Priyanka plays Jhilmil Chatterjee an autistic girl, though in my estimation her acting seems to fit the profile of someone mildly retarded rather than autistic, that said Priyanka’s understated acting is a delight to watch. I came to care deeply for Jhilmil  in her weird girl-woman attire,  her bursts of delight, her averted gaze, her confidence to negotiate life as much as she can on her own terms.

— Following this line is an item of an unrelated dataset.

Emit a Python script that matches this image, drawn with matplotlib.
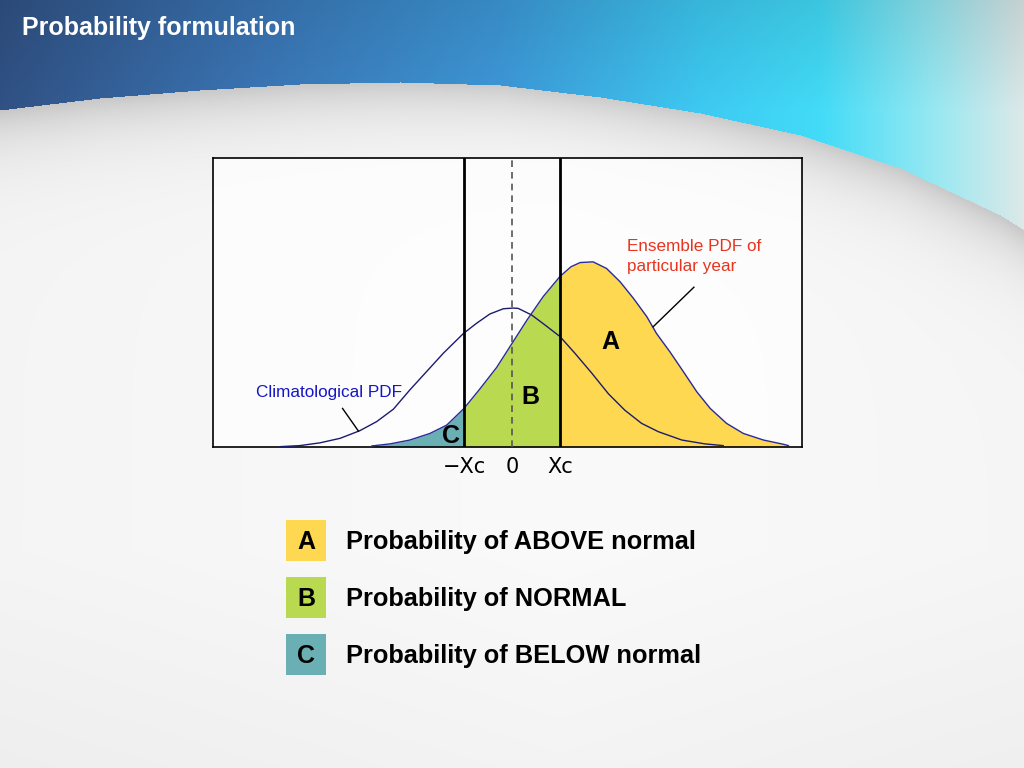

 Barfi is a lovely film about everyone possessing the ability to lead fulfilling lives no matter what they are up against. The movie’s central conflict is a love triangle but refreshingly enough it is also a movie in which  ‘real’ love is not necessarily your first love or even the most predictable. Barfi also brings up the age old issue of love versus money, as well as the choices one makes and subsequent regret. Is there always regret no matter what path one chooses? Had Shruti chosen another way would she truly have been happy?

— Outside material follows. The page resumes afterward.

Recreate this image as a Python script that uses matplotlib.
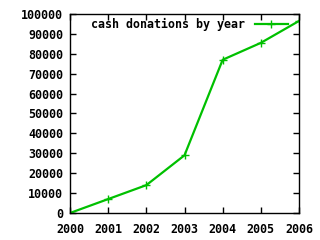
import matplotlib
matplotlib.use('Agg')
import matplotlib.pyplot as plt

years = [2000, 2001, 2002, 2003, 2004, 2005, 2006]
donations = [0, 7000, 14000, 29000, 77000, 85500, 96500]
yticks = list(range(0, 100001, 10000))

plt.rcParams['font.family'] = 'DejaVu Sans Mono'
plt.rcParams['font.weight'] = 'bold'

fig = plt.figure(figsize=(3.2, 2.4), dpi=100)
ax = fig.add_axes([70/320, 1 - 213/240, 229/320, 199/240])
ax.plot(years, donations, color='#00c000', linewidth=1.6, marker='+',
        markersize=6, markeredgewidth=1.0, label='cash donations by year')
ax.set_xlim(2000, 2006)
ax.set_ylim(0, 100000)
ax.set_xticks(years)
ax.set_yticks(yticks)
ax.tick_params(direction='in', length=4, width=1, top=True, right=True,
               labelsize=8.4)
ax.tick_params(axis='x', pad=7)
ax.tick_params(axis='y', pad=5)
for s in ax.spines.values():
    s.set_linewidth(1)
leg = ax.legend(loc='upper right', bbox_to_anchor=(0.984, 1.015),
                frameon=False, fontsize=8.4, handlelength=2.9,
                borderaxespad=0.2, markerfirst=False, handletextpad=0.8)
for t in leg.get_texts():
    t.set_fontweight('bold')
fig.savefig('out.png', dpi=100)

Barfi is full of beautiful little touches: Barfi’s shoe as signal, Barfi intertwining Jhilmil’s pinkies, Barfi with a rough, ‘no’, one of the few time Barfi speaks, ripping Jhilmil’s bag away from Shruti. Pritam’s score is excellent however I think the viewer could have done with many more moments of absolute silence in order to understand Barfi’s inner world i.e. that he cannot hear a thing. I left the movie theater glad I’d watched Barfi but not particularly enamored. Two days later, do I wish the movie moved a lot faster in the beginning, absolutely, but the fact that I’m still thinking about it makes me realize that I am smitten.

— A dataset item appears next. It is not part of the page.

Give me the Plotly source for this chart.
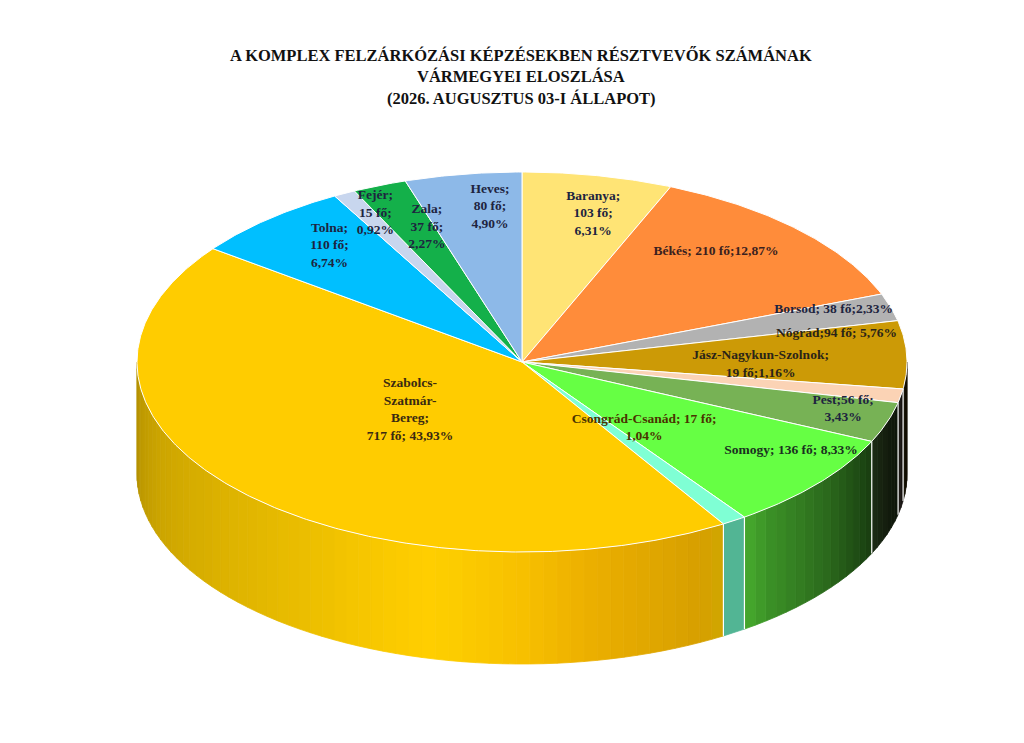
"""3D-looking pie of the county distribution of participants (Plotly)."""

import numpy as np
import plotly.graph_objects as go

# Data, clockwise from 12 o'clock
counties = ["Baranya", "Békés", "Borsod", "Nógrád", "Jász-Nagykun-Szolnok",
            "Pest", "Somogy", "Csongrád-Csanád", "Szabolcs-Szatmár-Bereg",
            "Tolna", "Fejér", "Zala", "Heves"]
participants = [103, 210, 38, 94, 19, 56, 136, 17, 717, 110, 15, 37, 80]

# Label text as the chart writes it ({v} = count, {p} = percent)
label_templates = [
    "Baranya;<br>{v} fő;<br>{p}",
    "Békés; {v} fő;{p}",
    "Borsod; {v} fő;{p}",
    "Nógrád;{v} fő; {p}",
    "Jász-Nagykun-Szolnok;<br>{v} fő;{p}",
    "Pest;{v} fő;<br>{p}",
    "Somogy; {v} fő; {p}",
    "Csongrád-Csanád; {v} fő;<br>{p}",
    "Szabolcs-<br>Szatmár-<br>Bereg;<br>{v} fő; {p}",
    "Tolna;<br>{v} fő;<br>{p}",
    "Fejér;<br>{v} fő;<br>{p}",
    "Zala;<br>{v} fő;<br>{p}",
    "Heves;<br>{v} fő;<br>{p}",
]

title_lines = ["A KOMPLEX FELZÁRKÓZÁSI KÉPZÉSEKBEN RÉSZTVEVŐK SZÁMÁNAK",
               "VÁRMEGYEI ELOSZLÁSA",
               "(2026. AUGUSZTUS 03-I ÁLLAPOT)"]

# ---- styling ----
top_colors = ["#FFE475", "#FF8C3A", "#B2B2B2", "#CC9A06", "#FBD3B5", "#77B255",
              "#66FF44", "#7FFFD4", "#FFCC00", "#00BFFF", "#C8D6EE", "#14B04A",
              "#8DB9E8"]
side_colors = ["#FFE475", "#FF8C3A", "#B2B2B2", "#CC9A06", "#FBD3B5", "#77B255",
               "#62F040", "#6CF0C4", "#FFCE00", "#00BFFF", "#C8D6EE", "#14B04A",
               "#8DB9E8"]
label_colors = ["#1e2440", "#3a1f1f", "#1e2440", "#2a2418", "#2a2418", "#1e2440",
                "#1a3020", "#4a3300", "#3a2a12", "#1e2440", "#1e2440", "#1e2440",
                "#1e2440"]
label_r = [0.80, 0.77, 0.855, 0.83, 0.62, 0.87, 0.84, 0.47, 0.385, 0.79, 0.87,
           0.75, 0.82]
label_dtheta = [2, -5, -2, -8, -9, -2, -6, -9, 1.5, 2, 1.5, 2.5, 3]

cx, cy, rx, ry, depth = 522, 362, 385, 190, 112
font_name = "Liberation Serif"
page_margin = 8   # the browser's default body margin


def hex_rgb(h):
    h = h.lstrip("#")
    return [int(h[i:i + 2], 16) for i in (0, 2, 4)]


def shade(hex_color, f, warm=0.0):
    r, g, b = hex_rgb(hex_color)
    g = g * (1 - warm)          # a touch more orange in the darker gold
    r, g, b = [min(255, int(round(c * f))) for c in (r, g, b)]
    return f"rgb({r},{g},{b})"


def ell(theta_deg, dy=0.0, r=1.0):
    t = np.radians(theta_deg)
    return cx + rx * r * np.sin(t), cy - ry * r * np.cos(t) + dy


def arc(a, b):
    n = max(2, int(abs(b - a) / 0.5) + 1)
    return np.linspace(a, b, n)


def light(theta):
    # brightness of the side wall depending on where it faces
    return np.interp(theta,
                     [90, 100, 108, 115, 125, 140, 145, 150, 165, 180, 195, 220, 250, 270],
                     [0.08, 0.1, 0.15, 0.25, 0.4, 0.6, 0.72, 0.83, 0.9, 0.97, 1.0, 0.9, 0.8, 0.7])


total = sum(participants)
ends = np.cumsum(participants) / total * 360.0
starts = np.concatenate([[0.0], ends[:-1]])

fig = go.Figure()

# Side walls (front half only), drawn as narrow strips for the shading
for i in range(len(participants)):
    a, b = max(starts[i], 90.0), min(ends[i], 270.0)
    if b <= a:
        continue
    n_strips = max(1, int((b - a) / 2.0))
    edges = np.linspace(a, b, n_strips + 1)
    for s, e in zip(edges[:-1], edges[1:]):
        t = arc(s, e)
        xt, yt = ell(t)
        xb, yb = ell(t[::-1], dy=depth)
        m = (s + e) / 2
        warm = 0.08 * np.interp(m, [148.5, 152, 170, 190], [0, 1, 1, 0])
        col = shade(side_colors[i], light(m), warm)
        fig.add_trace(go.Scatter(
            x=np.concatenate([xt, xb, xt[:1]]), y=np.concatenate([yt, yb, yt[:1]]),
            mode="lines", fill="toself", fillcolor=col,
            line=dict(color=col, width=0.8), hoverinfo="skip"))

# White seams between walls
for th in starts:
    if 90 < th < 270:
        x0, y0 = ell(th)
        x1, y1 = ell(th, dy=depth)
        fig.add_trace(go.Scatter(x=[x0, x1], y=[y0, y1], mode="lines",
                                 line=dict(color="white", width=1.2),
                                 hoverinfo="skip"))

# Top faces
for i in range(len(participants)):
    t = arc(starts[i], ends[i])
    xs, ys = ell(t)
    fig.add_trace(go.Scatter(
        x=np.concatenate([[cx], xs, [cx]]), y=np.concatenate([[cy], ys, [cy]]),
        mode="lines", fill="toself", fillcolor=top_colors[i],
        line=dict(color="white", width=1), name=counties[i],
        hovertemplate=f"{counties[i]}: {participants[i]} fő<extra></extra>"))

# Data labels
mids = (starts + ends) / 2
lx, ly, texts = [], [], []
for i, v in enumerate(participants):
    pct = f"{v / total * 100:.2f}%".replace(".", ",")
    x, y = ell(mids[i] + label_dtheta[i], r=label_r[i])
    lx.append(x)
    ly.append(y)
    texts.append("<b>" + label_templates[i].format(v=v, p=pct) + "</b>")

fig.add_trace(go.Scatter(
    x=lx, y=ly, mode="text", text=texts, textposition="middle center",
    textfont=dict(family=font_name, size=13.5, color=label_colors),
    hoverinfo="skip"))

# Title, one annotation per line
for k, line in enumerate(title_lines):
    fig.add_annotation(x=521, y=55 + k * 21.5, xref="x", yref="y",
                       text=f"<b>{line}</b>", showarrow=False,
                       font=dict(family=font_name, size=16.5, color="#111111"))

fig.update_layout(
    width=1024 - 2 * page_margin, height=743 - 2 * page_margin,
    margin=dict(l=0, r=0, t=0, b=0),
    paper_bgcolor="white", plot_bgcolor="white", showlegend=False,
    xaxis=dict(range=[page_margin, 1024 - page_margin], visible=False, fixedrange=True),
    yaxis=dict(range=[743 - page_margin, page_margin], visible=False, fixedrange=True),
)

fig.write_html("out.html")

Barfi is India’s selection for the 2013 Oscars; though not a perfect film it is very good for an Indian film and I hope it makes the cut. I completely agree with Lakshmi Chowdary over why Barfi’s Oscar chances are rather slim. It is not exactly your hard hitting, original, social film. But it’s not just that. Barfi is a cute film, that is it’s always easier for an audience to digest disability framed within humor and Barfi’s editing could have been much tighter.

It is interesting to me to see how so many of us qualify statements with ‘well for an Indian film, it’s really good‘, implying that were it pitted against ‘other’ films it would not be so good. I enjoyed Barfi perhaps but partly my enjoyment stems from the history I have with Indian films. A child of the 70s, 80s, 90s, Indian cinema grew me up. While some kids  clutch  teddy-bears, I look back fondly on Jumping Jack and Shrill SrideviGovinda and Kader Khan making banana jokes, Kumar Gaurav in Love Story, Neelam’s hair, and Amrita Singh out-brawning a rather scrawny Anil Kapoor in Chameli kee Shaadi.  (let me quit my Indian movie memory lane because it’s never ending). So to see Rishi and Neetu’s son, Ranbir up on screen doing a great job, is like visiting a fantasy family. Was Barfi from some other country and was I watching it with subtitles, I wonder if it would be memorable?